The key point for me was: "It will be delivered in the ... SpaceX Dragon cargo delivery mission". If SpaceX can do it for NASA, who else can they do it for?

The next elements are a crewed Dragon and a Universal Docking Node. Then things are going to get real interesting.

16th January 2013 10:16pm
Bill Hensley
As I understand from reading, it must be jettisoned after two years to make way for the commercial crew vehicles coming in 2017.

The value to NASA may be getting a chance to work with Bigelow as a contractor, and getting access to performance data. $18 million looks cheap to NASA. ISS is probably just a target of convenience. They may be more interested in potential future applications.

16th January 2013 3:33pm
Coastal Ron
I agree Bill.

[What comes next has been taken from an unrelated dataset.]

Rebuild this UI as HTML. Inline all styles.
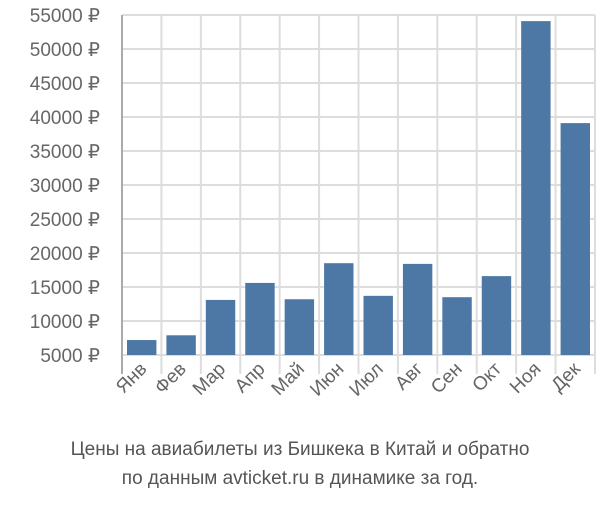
<!DOCTYPE html>
<html><head><meta charset="utf-8"><style>
body{margin:0;background:#fff;font-family:"Liberation Sans",sans-serif}
</style></head><body>
<svg width="600" height="500" xmlns="http://www.w3.org/2000/svg">
<g id="grid"></g><g id="bars"></g><g id="yt"></g><g id="xt"></g>
<text x="300" y="455" text-anchor="middle" font-size="19" fill="#555" font-family="Liberation Sans, sans-serif">Цены на авиабилеты из Бишкека в Китай и обратно</text>
<text x="300" y="484" text-anchor="middle" font-size="19" fill="#555" font-family="Liberation Sans, sans-serif">по данным avticket.ru в динамике за год.</text>
</svg>
<script>
const categories=["Янв","Фев","Мар","Апр","Май","Июн","Июл","Авг","Сен","Окт","Ноя","Дек"];
const values=[7200,7900,13100,15600,13200,18500,13700,18400,13500,16600,54100,39100];
const yTicks=[5000,10000,15000,20000,25000,30000,35000,40000,45000,50000,55000];
const ns="http://www.w3.org/2000/svg";
const L=122,R=595,T=15,B=355,ymin=5000,ymax=55000;
const y=v=>B-(v-ymin)/(ymax-ymin)*(B-T);
const bw=(R-L)/categories.length;
const x=i=>L+i*bw;
function mk(t,a,p){const e=document.createElementNS(ns,t);for(const k in a)e.setAttribute(k,a[k]);p.appendChild(e);return e;}
const g=document.getElementById('grid'),bg=document.getElementById('bars'),yt=document.getElementById('yt'),xt=document.getElementById('xt');
yTicks.forEach(v=>{
 const l=mk('line',{x1:L,x2:R,y1:y(v),y2:y(v),stroke:'#ddd','stroke-width':2},g);
 
 
 const t=mk('text',{x:L-22,y:y(v)+7,'text-anchor':'end','font-size':19,fill:'#666'},yt);
 t.textContent=v+' ₽';
 
 
});
for(let i=1;i<=categories.length;i++){
 const l=mk('line',{x1:x(i),x2:x(i),y1:T,y2:374,stroke:'#ddd','stroke-width':2},g);
 
 
}
const ax=mk('line',{x1:L,x2:L,y1:T,y2:374,stroke:'#aaa','stroke-width':2},g);


categories.forEach((c,i)=>{
 const r=mk('rect',{x:x(i)+5,y:y(values[i]),width:bw-10,height:B-y(values[i]),fill:'#4d78a6'},bg);
 
 
 const cx=x(i)+bw/2+6,cy=370;
 const t=mk('text',{x:cx,y:cy,'text-anchor':'end','font-size':19,fill:'#666',transform:`rotate(-45 ${cx} ${cy})`},xt);
 t.textContent=c;
 
 
});
</script>
</body></html>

Since it doesn't look like there will be an easy spot to put a future Bigelow module to expand the ISS, this is likely testing out future uses of the Bigelow modules, like for an EML outpost, the proposed Nautilus-X, and even lunar huts. And while the Gensis test units have been in space for a long time, they are not manned, so NASA is getting validation for use in HSF applications.
16th January 2013 9:54pm
Andrew Platzer
It sounds like this is solely a test module to gauge 2 year performance but it won't be used for everyday activities as part of the station - except perhaps storage?. Given the current Genesis II module has been in orbit for over 5 1/2 years without failing (as far as I know), this test seems unnecessary. While it's nice that Bigelow is getting the contract, I'm not sure what an additional 2 year evaluation is going to prove that Genesis I and II haven't already proven. Is this a way to funnel Read More
16th January 2013 2:37pm
Clark S. Lindsey
$18M is a small percentage of the several hundred million that Bigelow has pledge to spend on BA. I think it is more a case of wanting to have an endorsement from NASA and the ISS collaboration, which they can use when trying to sell leases on their own space station to sovereign clients.

I'm surprised they are planning to dump BEAM after 2 years. Storage space is a useful thing to have. Perhaps they will swap it with a BA330 module. (There is a limited number of docking ports.)